[START OF PROVIDED MATERIAL]
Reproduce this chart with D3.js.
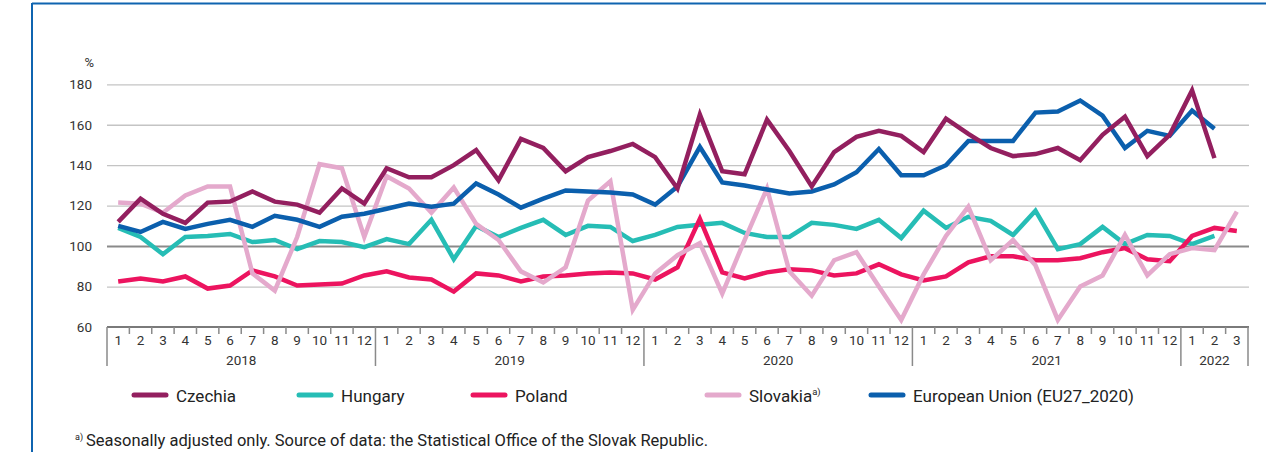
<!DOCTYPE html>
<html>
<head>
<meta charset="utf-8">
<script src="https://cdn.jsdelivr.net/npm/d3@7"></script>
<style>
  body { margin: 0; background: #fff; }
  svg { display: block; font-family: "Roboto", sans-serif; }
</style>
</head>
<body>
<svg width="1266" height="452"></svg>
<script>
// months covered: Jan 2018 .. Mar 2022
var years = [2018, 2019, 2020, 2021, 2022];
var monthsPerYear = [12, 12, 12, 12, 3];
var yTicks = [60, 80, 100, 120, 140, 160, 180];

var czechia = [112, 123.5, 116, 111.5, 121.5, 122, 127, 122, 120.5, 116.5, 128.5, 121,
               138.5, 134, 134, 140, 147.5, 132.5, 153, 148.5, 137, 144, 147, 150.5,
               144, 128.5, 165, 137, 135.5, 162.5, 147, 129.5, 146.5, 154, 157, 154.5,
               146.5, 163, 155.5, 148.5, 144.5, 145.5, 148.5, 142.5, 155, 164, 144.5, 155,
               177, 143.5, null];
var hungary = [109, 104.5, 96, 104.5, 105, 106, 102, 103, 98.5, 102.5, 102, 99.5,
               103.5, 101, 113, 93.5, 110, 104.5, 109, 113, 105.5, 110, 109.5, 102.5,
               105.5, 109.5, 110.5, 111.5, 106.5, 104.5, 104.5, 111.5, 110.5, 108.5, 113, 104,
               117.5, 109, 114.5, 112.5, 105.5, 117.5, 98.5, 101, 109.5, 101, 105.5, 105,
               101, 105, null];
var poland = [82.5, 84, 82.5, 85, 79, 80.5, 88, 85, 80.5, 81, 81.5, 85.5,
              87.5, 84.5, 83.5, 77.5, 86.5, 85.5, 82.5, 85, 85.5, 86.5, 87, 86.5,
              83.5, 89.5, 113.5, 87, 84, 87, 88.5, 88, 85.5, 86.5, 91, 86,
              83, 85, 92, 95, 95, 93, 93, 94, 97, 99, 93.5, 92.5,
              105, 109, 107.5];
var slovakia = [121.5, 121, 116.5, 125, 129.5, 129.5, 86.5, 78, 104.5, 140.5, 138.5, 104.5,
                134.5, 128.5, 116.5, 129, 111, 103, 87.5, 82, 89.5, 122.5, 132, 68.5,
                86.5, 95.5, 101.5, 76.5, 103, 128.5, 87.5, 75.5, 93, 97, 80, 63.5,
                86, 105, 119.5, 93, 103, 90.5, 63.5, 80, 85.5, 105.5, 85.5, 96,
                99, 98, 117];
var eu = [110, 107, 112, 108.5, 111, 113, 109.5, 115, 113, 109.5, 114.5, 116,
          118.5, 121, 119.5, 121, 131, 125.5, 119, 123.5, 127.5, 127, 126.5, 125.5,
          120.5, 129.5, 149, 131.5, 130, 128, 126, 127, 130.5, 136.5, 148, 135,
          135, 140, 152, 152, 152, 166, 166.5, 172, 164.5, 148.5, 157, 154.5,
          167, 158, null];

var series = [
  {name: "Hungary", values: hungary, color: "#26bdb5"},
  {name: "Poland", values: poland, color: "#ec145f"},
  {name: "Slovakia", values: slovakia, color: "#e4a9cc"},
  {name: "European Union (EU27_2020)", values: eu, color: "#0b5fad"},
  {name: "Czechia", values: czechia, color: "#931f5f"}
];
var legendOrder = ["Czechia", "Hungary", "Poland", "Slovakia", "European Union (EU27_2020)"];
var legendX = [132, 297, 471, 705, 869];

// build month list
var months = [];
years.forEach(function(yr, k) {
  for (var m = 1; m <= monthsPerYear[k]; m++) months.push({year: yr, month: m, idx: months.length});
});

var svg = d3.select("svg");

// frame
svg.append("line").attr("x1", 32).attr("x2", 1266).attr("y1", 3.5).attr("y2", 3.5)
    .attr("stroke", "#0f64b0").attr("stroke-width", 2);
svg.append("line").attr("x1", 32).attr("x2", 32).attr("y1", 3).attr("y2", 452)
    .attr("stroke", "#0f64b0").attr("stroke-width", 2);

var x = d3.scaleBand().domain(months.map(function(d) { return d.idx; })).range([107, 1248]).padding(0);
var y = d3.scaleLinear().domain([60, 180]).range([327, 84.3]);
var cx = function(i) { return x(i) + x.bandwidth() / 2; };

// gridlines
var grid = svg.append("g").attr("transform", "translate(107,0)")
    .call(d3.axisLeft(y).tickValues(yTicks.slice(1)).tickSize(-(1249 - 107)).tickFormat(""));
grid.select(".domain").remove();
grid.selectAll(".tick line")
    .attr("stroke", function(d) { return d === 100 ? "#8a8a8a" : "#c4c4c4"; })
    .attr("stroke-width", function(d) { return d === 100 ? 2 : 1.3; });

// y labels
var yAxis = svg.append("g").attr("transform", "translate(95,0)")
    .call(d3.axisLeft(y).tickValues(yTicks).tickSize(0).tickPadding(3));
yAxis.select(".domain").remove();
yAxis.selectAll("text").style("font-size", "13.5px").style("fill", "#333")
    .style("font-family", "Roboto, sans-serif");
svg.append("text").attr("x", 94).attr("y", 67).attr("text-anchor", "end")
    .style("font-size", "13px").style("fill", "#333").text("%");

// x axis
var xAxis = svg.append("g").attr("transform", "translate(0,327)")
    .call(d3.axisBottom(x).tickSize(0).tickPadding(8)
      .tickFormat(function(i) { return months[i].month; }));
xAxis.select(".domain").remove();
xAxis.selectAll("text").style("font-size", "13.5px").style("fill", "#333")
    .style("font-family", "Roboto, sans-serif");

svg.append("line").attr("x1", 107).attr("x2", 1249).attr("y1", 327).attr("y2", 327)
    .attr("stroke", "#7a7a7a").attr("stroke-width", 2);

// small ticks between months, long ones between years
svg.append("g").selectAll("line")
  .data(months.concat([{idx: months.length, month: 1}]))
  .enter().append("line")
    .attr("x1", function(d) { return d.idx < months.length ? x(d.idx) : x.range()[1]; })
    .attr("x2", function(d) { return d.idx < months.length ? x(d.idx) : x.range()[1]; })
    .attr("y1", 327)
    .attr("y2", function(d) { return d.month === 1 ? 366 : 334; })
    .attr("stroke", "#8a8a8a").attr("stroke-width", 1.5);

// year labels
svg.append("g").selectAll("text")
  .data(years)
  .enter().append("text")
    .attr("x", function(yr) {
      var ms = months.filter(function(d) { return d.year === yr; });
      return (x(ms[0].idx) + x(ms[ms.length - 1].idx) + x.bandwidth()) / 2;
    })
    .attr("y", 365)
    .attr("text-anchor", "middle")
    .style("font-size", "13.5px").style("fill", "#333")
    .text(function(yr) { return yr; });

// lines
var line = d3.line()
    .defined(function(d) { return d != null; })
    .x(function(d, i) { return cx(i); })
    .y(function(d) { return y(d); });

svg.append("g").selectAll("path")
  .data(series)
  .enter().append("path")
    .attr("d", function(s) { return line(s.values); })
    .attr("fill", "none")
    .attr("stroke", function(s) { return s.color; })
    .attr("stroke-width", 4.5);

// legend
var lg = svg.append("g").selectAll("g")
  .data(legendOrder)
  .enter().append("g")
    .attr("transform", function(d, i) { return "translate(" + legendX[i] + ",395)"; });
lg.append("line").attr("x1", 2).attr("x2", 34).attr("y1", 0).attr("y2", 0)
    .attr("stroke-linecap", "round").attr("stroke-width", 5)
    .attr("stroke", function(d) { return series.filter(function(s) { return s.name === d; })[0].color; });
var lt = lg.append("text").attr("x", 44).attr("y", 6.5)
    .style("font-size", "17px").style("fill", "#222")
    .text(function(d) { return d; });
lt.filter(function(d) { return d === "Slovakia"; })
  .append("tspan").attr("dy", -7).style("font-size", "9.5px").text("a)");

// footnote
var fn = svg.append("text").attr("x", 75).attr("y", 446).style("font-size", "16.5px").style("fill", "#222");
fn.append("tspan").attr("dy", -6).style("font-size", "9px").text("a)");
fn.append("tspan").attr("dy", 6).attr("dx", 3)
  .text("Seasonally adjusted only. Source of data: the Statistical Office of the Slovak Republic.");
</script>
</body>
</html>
[END OF PROVIDED MATERIAL]
INSTRUCTION: Repeat the lines of the listing above verbatim, beginning at its first line and ending at the line containing "var yTicks = [60, 80, 100, 120, 140, 160, 180];", which is included. Omit pictures.

RESPONSE BELOW:
Reproduce this chart with D3.js.
<!DOCTYPE html>
<html>
<head>
<meta charset="utf-8">
<script src="https://cdn.jsdelivr.net/npm/d3@7"></script>
<style>
  body { margin: 0; background: #fff; }
  svg { display: block; font-family: "Roboto", sans-serif; }
</style>
</head>
<body>
<svg width="1266" height="452"></svg>
<script>
// months covered: Jan 2018 .. Mar 2022
var years = [2018, 2019, 2020, 2021, 2022];
var monthsPerYear = [12, 12, 12, 12, 3];
var yTicks = [60, 80, 100, 120, 140, 160, 180];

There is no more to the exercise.